Loft Room

Wallaby trap woven from lawyer cane. Image: Stuart Humphreys© Australian Museum

How the World Works

The Loft Room children are inquiring into materials, and how they can be manipulated for a range of purposes. This unit will be exploring Aboriginal and Torres Strait Islander Perspectives on Natural Materials and Sustainability through the central idea: 

 

Indigenous cultures respect and use natural materials in harmony with the land, promoting sustainability

 

In their research of  objects, art and technology, on the Australian Museum website, the children were intrigued by a wallaby trap from far North Queensland, woven from lawyer cane. Through discussion, they began to create a shared definition of something that is sustainable and created using natural materials, and something that is human-made and manufactured. This then led to an exploration of  how many steps away from its natural composition something can be and become, while remaining sustainable.

 

This unit has also inspired numeracy inquiry. Through data collection, categorisation and data interpretation, the children are using materials as the prompt to explore graphing and how we can represent numerical information visually.

 

This unit is a wonderful example of teachers and children inquiring and learning together, and while the learning aims are established at the outset of the inquiry, in true progressive fashion, the teachers are open to the interests of the children, who may then direct inquiry in a way that was not anticipated.

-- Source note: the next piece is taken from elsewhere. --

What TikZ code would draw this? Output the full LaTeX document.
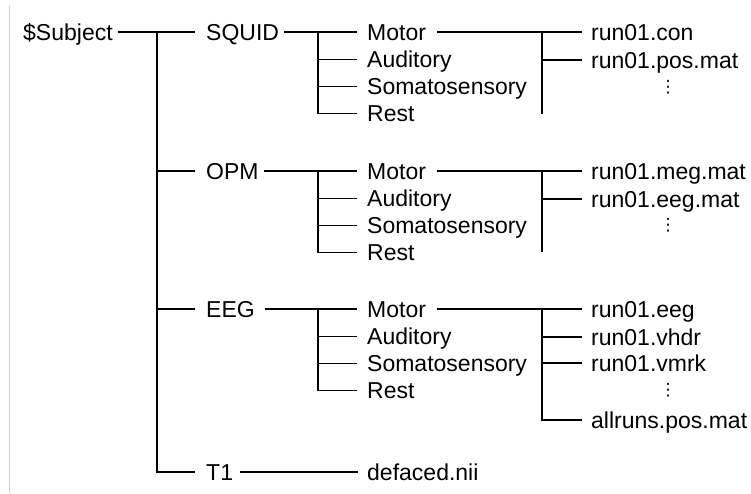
\documentclass[tikz,border=0pt]{standalone}
\usepackage{fontspec}
\setmainfont{Liberation Sans}
\newfontfamily\dotsfont{DejaVu Sans}
\tikzset{
    entry/.style={anchor=west,inner sep=0pt,text height=16.5pt,text depth=0pt,
                  font=\fontsize{23}{27}\selectfont},
    more/.style={inner sep=0pt,font=\dotsfont\fontsize{17}{20}\selectfont},
    link/.style={line width=1.5pt},
    into/.style={link,shorten >=10pt},
    frame/.style={draw=black!18,line width=1pt}
}

\begin{document}
\begin{tikzpicture}[x=1pt,y=-1pt]

    \useasboundingbox (0,0) rectangle (751,493);
    \draw[frame] (9,6) -- (9,493);

    % root and first level
    \node[entry] (subject) at (23,32)  {\$Subject};
    \node[entry] (squid)   at (206,32)  {SQUID};
    \node[entry] (opm)     at (206,171) {OPM};
    \node[entry] (eeg)     at (206,309) {EEG};
    \node[entry] (t1)      at (206,472) {T1};
    \node[entry] (defaced) at (367,472) {defaced.nii};

    \coordinate (root-j) at (157,32);
    \draw[link,shorten <=5pt,shorten >=11pt] (subject) -- (squid);
    \draw[link,shorten >=11pt] (root-j) |- (t1);
    \draw[link,shorten >=11pt] (root-j |- opm) -- (opm);
    \draw[link,shorten >=11pt] (root-j |- eeg) -- (eeg);
    \draw[link,shorten <=7pt,shorten >=9pt] (t1) -- (defaced);

    % tasks
    \foreach \grp/\top/\y/\gap in {sq/squid/32/5, op/opm/171/5, ee/eeg/309/10}{
        \node[entry] (\grp-mot)  at (367,\y)      {Motor};
        \node[entry] (\grp-aud)  at (367,\y+27.5) {Auditory};
        \node[entry] (\grp-som)  at (367,\y+54.5) {Somatosensory};
        \node[entry] (\grp-rest) at (367,\y+81.5) {Rest};
        \coordinate (\grp-j) at (318,\y);
        \draw[into,shorten <=\gap pt] (\top) -- (\grp-mot);
        \draw[into] (\grp-j) |- (\grp-rest);
        \draw[into] (\grp-j |- \grp-aud) -- (\grp-aud);
        \draw[into] (\grp-j |- \grp-som) -- (\grp-som);
    }

    % files
    \node[entry] (sq-f1) at (591,32)  {run01.con};
    \node[entry] (sq-f2) at (591,60)  {run01.pos.mat};
    \node[more]  (sq-dots) at (668,87) {⋮};

    \node[entry] (op-f1) at (591,171) {run01.meg.mat};
    \node[entry] (op-f2) at (591,199) {run01.eeg.mat};
    \node[more]  (op-dots) at (668,225) {⋮};

    \node[entry] (ee-f1) at (591,309) {run01.eeg};
    \node[entry] (ee-f2) at (591,337) {run01.vhdr};
    \node[entry] (ee-f3) at (591,363) {run01.vmrk};
    \node[more]  (ee-dots) at (668,390) {⋮};
    \node[entry] (ee-f4) at (591,420) {allruns.pos.mat};

    \coordinate (sq-k) at (542,32);
    \coordinate (sq-kend) at (542,114);
    \coordinate (op-k) at (542,171);
    \coordinate (op-kend) at (542,252);
    \coordinate (ee-k) at (542,309);

    \draw[link,shorten <=11pt,shorten >=9pt] (sq-mot) -- (sq-f1);
    \draw[link] (sq-k) -- (sq-kend);
    \draw[link,shorten >=9pt] (sq-k |- sq-f2) -- (sq-f2);

    \draw[link,shorten <=11pt,shorten >=9pt] (op-mot) -- (op-f1);
    \draw[link] (op-k) -- (op-kend);
    \draw[link,shorten >=9pt] (op-k |- op-f2) -- (op-f2);

    \draw[link,shorten <=11pt,shorten >=9pt] (ee-mot) -- (ee-f1);
    \draw[link,shorten >=9pt] (ee-k) |- (ee-f4);
    \draw[link,shorten >=9pt] (ee-k |- ee-f2) -- (ee-f2);
    \draw[link,shorten >=9pt] (ee-k |- ee-f3) -- (ee-f3);

\end{tikzpicture}
\end{document}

 Framing the inquiry at the outset are the following learning objectives:

- Understand the importance of natural materials in Aboriginal and Torres Strait Islander cultures.

- Learn how indigenous cultures live in harmony with the land.

- Explore sustainable practices related to natural materials

 

"We do not inherit the earth from our ancestors; we borrow it from our children."

 

The broader aim of this inquiry is to establish the importance of caring for the land, spirit, and the importance of our role as stewards of the land and caretakers of our fellow beings, human and non-human in the context of Indigenous wisdom from an Indigenous perspective.